An odd Irish birthday tradition is to lift the birthday child upside down and give his head a few gentle bumps on the floor for good luck. The number of bumps should allegedly correspond to the child's age plus one.

So long paddy wacker. Wooden truncheons, which have been carried by Irish police since the 1800s, will finally be phased out this year, and replaced by lightweight retractable batons. The truncheons, with notches, fancy carvings and names cut into them, were often passed down generations of gardai.

The original Guinness Brewery in Dublin has a 9,000 year lease on it's property, at a perpetual rate of 45 Irish pounds per year.

IRELAND FACT: A ROUGH HANGOVER CURE...I'll just take the hangover, thanks: One traditional Irish cure for a hangover was to be buried up to the neck in moist river sand.

The island of Montserrat is sometimes called "The Emerald Isle of the Caribbean," and has a shamrock carved above the door of the governor's home, areas called Cork and Kinsale, and people with names like O'Garra and Riley. This is because the island was originally settled in 1633 by Irish-Catholics, who came from the nearby island of St. Kitts. (After a major volcanic eruption from 1995 - 2003, Montserrat is now partially open to tourism again.)

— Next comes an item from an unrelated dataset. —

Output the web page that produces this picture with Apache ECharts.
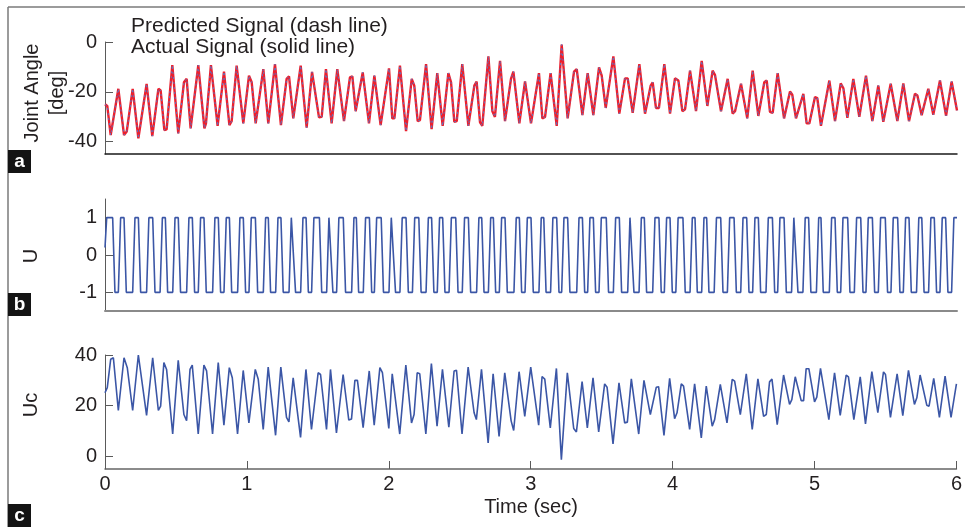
<!DOCTYPE html>
<html><head><meta charset="utf-8">
<script src="https://cdn.jsdelivr.net/npm/echarts@6.0.0/dist/echarts.min.js"></script>
<style>html,body{margin:0;padding:0;background:#fff}#chart{width:965px;height:527px}</style>
</head><body><div id="chart"></div>
<script>
// ---------- Panel a: joint angle [deg] vs time [s] ----------
const timeA = [0.000,0.016,0.040,0.054,0.094,0.134,0.153,0.195,0.235,0.293,
0.333,0.376,0.392,0.418,0.434,0.474,0.516,0.556,0.575,0.603,
0.657,0.700,0.711,0.746,0.793,0.838,0.876,0.892,0.927,0.974,
1.014,1.033,1.061,1.115,1.150,1.197,1.239,1.279,1.296,1.326,
1.378,1.420,1.458,1.507,1.526,1.556,1.596,1.636,1.683,1.725,
1.742,1.765,1.779,1.815,1.859,1.897,1.941,2.000,2.023,2.038,
2.077,2.120,2.160,2.178,2.202,2.218,2.261,2.300,2.340,2.378,
2.418,2.437,2.460,2.477,2.516,2.559,2.601,2.617,2.641,2.657,
2.700,2.728,2.746,2.782,2.817,2.859,2.876,2.918,2.958,3.000,
3.056,3.080,3.099,3.138,3.181,3.216,3.258,3.303,3.322,3.362,
3.399,3.439,3.479,3.498,3.526,3.540,3.580,3.622,3.662,3.681,
3.716,3.763,3.803,3.843,3.857,3.880,3.901,3.939,3.979,4.014,
4.038,4.066,4.085,4.120,4.162,4.202,4.242,4.279,4.296,4.338,
4.385,4.420,4.437,4.479,4.523,4.561,4.601,4.643,4.660,4.683,
4.702,4.737,4.782,4.824,4.840,4.866,4.918,4.941,4.960,5.000,
5.016,5.042,5.101,5.141,5.181,5.200,5.228,5.270,5.312,5.359,
5.404,5.446,5.481,5.533,5.580,5.622,5.662,5.704,5.721,5.751,
5.798,5.833,5.880,5.923,5.962,6.000];
const actualAngle = [-25.0,-25.7,-37.4,-37.8,-18.8,-37.4,-36.0,-18.8,-38.7,-16.8,
-37.8,-18.8,-19.5,-35.4,-35.1,-9.3,-36.7,-16.2,-14.8,-34.7,
-9.3,-34.7,-32.7,-9.3,-33.7,-11.9,-33.4,-31.8,-9.5,-32.7,
-13.5,-16.2,-32.7,-10.9,-32.7,-8.9,-33.4,-14.8,-13.8,-30.7,
-9.5,-34.4,-12.0,-30.3,-30.1,-10.9,-32.7,-10.9,-31.8,-14.2,
-13.8,-27.8,-27.8,-12.2,-32.7,-13.5,-33.4,-10.6,-30.7,-30.7,
-9.5,-35.8,-14.8,-17.5,-31.8,-31.4,-8.9,-35.0,-12.5,-33.7,
-12.5,-16.2,-32.1,-31.8,-8.9,-33.7,-17.5,-15.9,-32.3,-33.7,
-5.8,-27.8,-30.1,-7.6,-31.8,-14.8,-11.9,-32.7,-15.8,-32.7,
-12.5,-30.7,-30.1,-12.5,-33.7,-1.0,-30.7,-11.9,-10.9,-29.4,
-12.5,-29.4,-10.2,-13.5,-26.5,-26.1,-5.8,-28.8,-14.6,-14.6,
-28.5,-8.9,-28.8,-17.5,-16.2,-26.5,-26.5,-8.9,-28.8,-14.6,
-15.5,-27.8,-27.0,-11.5,-27.8,-7.6,-25.7,-11.5,-13.3,-27.8,
-14.8,-28.8,-27.8,-16.8,-30.7,-11.5,-29.7,-16.2,-15.5,-28.1,
-28.5,-12.5,-30.7,-19.9,-21.2,-30.7,-20.8,-32.7,-32.7,-22.1,
-22.5,-33.7,-15.5,-31.8,-16.6,-18.6,-30.5,-14.8,-30.1,-13.5,
-31.8,-17.5,-32.1,-16.8,-31.8,-16.6,-31.8,-20.8,-21.5,-29.4,
-18.8,-29.2,-15.5,-29.7,-15.9,-27.5];
// predicted signal overlaps the actual one within the line width in the picture
const predictedAngle = actualAngle.slice();

// ---------- Panel b: U (switching times) ----------
const uStartTime = [0, 0.012];
const uStartValue = [0.2, 1];
const uFallTimes = [0.054,0.134,0.235,0.336,0.425,0.516,0.615,0.697,0.798,0.876,
0.974,1.059,1.150,1.239,1.326,1.416,1.510,1.589,1.678,1.770,
1.862,1.945,2.030,2.120,2.210,2.300,2.378,2.470,2.559,2.653,
2.735,2.817,2.918,3.000,3.090,3.181,3.258,3.362,3.439,3.530,
3.622,3.709,3.798,3.901,3.979,4.070,4.155,4.237,4.336,4.430,
4.519,4.601,4.700,4.782,4.864,4.955,5.042,5.141,5.230,5.322,
5.404,5.495,5.582,5.662,5.752,5.840,5.920];
const uRiseTimes = [0.094,0.195,0.293,0.388,0.477,0.575,0.657,0.758,0.838,0.934,
1.014,1.115,1.202,1.296,1.378,1.455,1.561,1.631,1.737,1.819,
1.897,2.000,2.077,2.165,2.261,2.340,2.423,2.516,2.617,2.700,
2.777,2.880,2.958,3.056,3.138,3.216,3.322,3.399,3.479,3.580,
3.681,3.761,3.857,3.939,4.020,4.120,4.202,4.290,4.383,4.477,
4.561,4.655,4.737,4.835,4.915,5.010,5.101,5.181,5.277,5.359,
5.446,5.535,5.622,5.715,5.800,5.880,5.962];
const uHigh = 1, uLow = -1, uRampTime = 0.016, uEndTime = 6.0;

// ---------- Panel c: Uc ----------
const timeC = [0.000,0.016,0.040,0.059,0.094,0.134,0.157,0.195,0.235,0.293,
0.336,0.376,0.392,0.415,0.434,0.477,0.516,0.556,0.575,0.599,
0.615,0.657,0.697,0.716,0.758,0.798,0.838,0.876,0.897,0.934,
0.974,1.014,1.059,1.080,1.115,1.150,1.202,1.239,1.279,1.296,
1.326,1.378,1.416,1.455,1.502,1.519,1.561,1.589,1.631,1.678,
1.718,1.737,1.761,1.779,1.819,1.862,1.897,1.937,1.955,2.000,
2.024,2.038,2.077,2.120,2.160,2.178,2.200,2.218,2.261,2.300,
2.340,2.378,2.423,2.460,2.477,2.516,2.559,2.601,2.617,2.653,
2.700,2.735,2.777,2.817,2.862,2.880,2.918,2.958,3.000,3.056,
3.080,3.099,3.138,3.181,3.216,3.258,3.303,3.322,3.362,3.399,
3.439,3.479,3.521,3.538,3.580,3.622,3.662,3.681,3.709,3.761,
3.798,3.843,3.857,3.885,3.901,3.939,3.979,4.014,4.031,4.061,
4.077,4.120,4.155,4.202,4.237,4.279,4.296,4.336,4.383,4.420,
4.437,4.477,4.519,4.561,4.601,4.641,4.660,4.683,4.700,4.737,
4.782,4.824,4.840,4.864,4.906,4.923,4.941,4.960,5.000,5.016,
5.042,5.101,5.141,5.181,5.223,5.239,5.277,5.322,5.359,5.404,
5.446,5.486,5.500,5.535,5.582,5.622,5.662,5.704,5.721,5.744,
5.758,5.791,5.807,5.840,5.880,5.920,5.962,6.000];
const uc = [25.1,27.1,38.3,38.9,18.1,38.9,35.0,18.1,40.0,16.2,
38.9,18.1,19.8,37.0,34.3,8.8,37.9,16.5,14.1,34.3,
36.0,8.8,36.0,33.7,8.8,37.0,12.3,35.0,31.0,8.8,
33.9,13.2,34.3,30.4,10.6,35.2,8.3,35.2,15.4,13.6,
31.0,7.5,34.3,10.6,33.0,32.3,10.6,34.3,9.2,32.3,
14.3,14.7,30.0,30.0,11.3,33.7,12.3,35.0,33.0,11.0,
32.6,32.3,8.8,36.0,13.2,16.5,33.0,32.6,8.8,36.6,
11.9,34.3,11.5,33.7,34.0,8.8,35.2,17.2,14.5,34.3,
5.3,32.6,7.9,33.0,14.0,10.2,33.4,15.8,35.2,12.3,
31.5,30.5,11.2,34.7,-1.3,33.0,11.0,9.6,29.5,11.2,
31.0,9.6,28.6,27.3,4.9,29.0,13.2,13.5,30.6,8.8,
30.0,16.5,16.2,27.3,27.5,8.3,30.8,14.9,17.2,28.6,
27.7,10.6,28.6,7.3,27.7,11.9,14.5,28.4,13.2,30.4,
29.7,16.5,32.6,10.6,30.6,15.8,16.5,29.4,30.5,12.5,
32.1,20.5,22.4,31.4,22.0,22.0,34.6,34.6,21.5,23.4,
34.7,14.5,33.0,16.2,32.1,31.4,14.5,31.4,12.8,33.4,
17.2,33.3,32.3,15.4,32.6,16.1,33.9,20.5,23.1,32.1,
31.4,20.2,19.8,30.8,15.4,31.7,15.4,28.6];

// ---------- Axis ticks ----------
const timeTicks = [0,1,2,3,4,5,6];
const angleTicks = [-40,-20,0];
const uTicks = [-1,0,1];
const ucTicks = [0,20,40];

// ---------- build library data ----------
function pairs(t, v){ const n=Math.min(t.length,v.length), out=[]; for(let i=0;i<n;i++) out.push([t[i],v[i]]); return out; }
function buildU(){
  const ev = [];
  uFallTimes.forEach(t=>ev.push([t,uLow]));
  uRiseTimes.forEach(t=>ev.push([t,uHigh]));
  ev.sort((a,b)=>a[0]-b[0]);
  const pts = pairs(uStartTime, uStartValue);
  let level = uStartValue[uStartValue.length-1];
  ev.forEach(([t,L])=>{ pts.push([t,level]); pts.push([t+uRampTime,L]); level=L; });
  pts.push([uEndTime, level]);
  return pts;
}

const FONT = '"Liberation Sans", Arial, Helvetica, sans-serif';
const TXT = '#231f20';
const BLUE = '#3b56a6';
const RED = '#ec1f2d';

function yAxisCfg(grid, min, max, ticks){
  return {gridIndex:grid, type:'value', min:min, max:max,
    axisLine:{show:true,onZero:false,lineStyle:{color:'#5a5a5a',width:1}},
    axisTick:{show:true,inside:true,length:8,customValues:ticks,lineStyle:{color:'#5a5a5a',width:1}},
    axisLabel:{show:true,customValues:ticks,margin:8,fontSize:20,fontFamily:FONT,color:TXT},
    splitLine:{show:false}};
}
function xAxisCfg(grid, color, width, labels){
  return {gridIndex:grid, type:'value', min:0, max:6, interval:1,
    axisLine:{show:true,onZero:false,lineStyle:{color:color,width:width}},
    axisTick:{show:labels,inside:true,length:8,customValues:timeTicks,lineStyle:{color:'#5a5a5a',width:1}},
    axisLabel:{show:labels,customValues:timeTicks,margin:5,fontSize:20,fontFamily:FONT,color:TXT},
    splitLine:{show:false}};
}
function txt(x,y,text,opt){
  opt = opt||{};
  return {type:'text', x:x, y:y, rotation:opt.rot||0, z:10,
    style:{text:text, fill:opt.fill||TXT, font:(opt.weight||'normal')+' '+(opt.size||20)+'px '+FONT,
      align:opt.align||'center', verticalAlign:'middle'}};
}
function box(y, letter){
  return [
    {type:'rect', shape:{x:8,y:y,width:23,height:23}, style:{fill:'#141414'}, z:9},
    txt(19.5, y+11.5, letter, {fill:'#ffffff', weight:'bold', size:19})
  ];
}

const chart = echarts.init(document.getElementById('chart'), null, {renderer:'canvas'});
chart.setOption({
  animation:false,
  backgroundColor:'#ffffff',
  grid:[
    {left:105,right:8,top:42,height:112},
    {left:105,right:8,top:199,height:112},
    {left:105,right:8,top:355,height:114}
  ],
  xAxis:[ xAxisCfg(0,'#1a1a1a',1.5,false), xAxisCfg(1,'#8a8a8a',2,false), xAxisCfg(2,'#666666',1.5,true) ],
  yAxis:[ yAxisCfg(0,-45,0,angleTicks), yAxisCfg(1,-1.5,1.5,uTicks), yAxisCfg(2,-5,40,ucTicks) ],
  series:[
    {name:'Actual Signal', type:'line', xAxisIndex:0, yAxisIndex:0, data:pairs(timeA,actualAngle),
      symbol:'none', lineStyle:{color:RED,width:2.4}, z:2},
    {name:'Predicted Signal', type:'line', xAxisIndex:0, yAxisIndex:0, data:pairs(timeA,predictedAngle),
      symbol:'none', lineStyle:{color:'#5877c6',width:1,type:[2,3]}, z:3},
    {name:'U', type:'line', xAxisIndex:1, yAxisIndex:1, data:buildU(),
      symbol:'none', lineStyle:{color:BLUE,width:1.6}},
    {name:'Uc', type:'line', xAxisIndex:2, yAxisIndex:2, data:pairs(timeC,uc),
      symbol:'none', lineStyle:{color:BLUE,width:1.6}}
  ],
  graphic:[
    {type:'line', shape:{x1:8,y1:7,x2:965,y2:7}, style:{stroke:'#7a7a7a',lineWidth:1.5}},
    {type:'line', shape:{x1:8,y1:7,x2:8,y2:527}, style:{stroke:'#7a7a7a',lineWidth:1.5}},
    txt(131, 26, 'Predicted Signal (dash line)', {align:'left', size:21}),
    txt(131, 47, 'Actual Signal (solid line)', {align:'left', size:21}),
    txt(32, 93, 'Joint Angle', {rot:Math.PI/2}),
    txt(57, 93, '[deg]', {rot:Math.PI/2}),
    txt(31, 256, 'U', {rot:Math.PI/2}),
    txt(31, 405, 'Uc', {rot:Math.PI/2}),
    txt(531, 507, 'Time (sec)', {}),
    ...box(150,'a'), ...box(293,'b'), ...box(504,'c')
  ]
});
</script></body></html>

IRELAND FACTS: HANDMADE GOLF COURSE...County Mayo's Carne Golf Links, which was built between 1987 and 1993, was constructed mainly by farmers using hand spades and rakes. Read "Carne, A Northwestern Gem"

Celtic rock group the Pogues were originally called "Pogue Mahone," which translates into "kiss my a**" in Gaelic.

The "Oscar" statuette handed out at the Academy Awards was designed by Cedric Gibbons, who was born in Dublin in 1823. Gibbons emigrated to the US, and was considered MGM's top set designer from the twenties right on through the fifties, working on over 1,500 films. Besides designing the coveted prize, Mr. Gibbons managed to win a dozen of them himself.

The Irish Academy of Engineers has recommended that a tunnel be built under the sea linking Ireland and Wales. The IAE has offered a futuristic vision of trains running at speeds of 150 mph between Rosslare and Fishguard, Wales. Currently, there is no financial backer for such a project.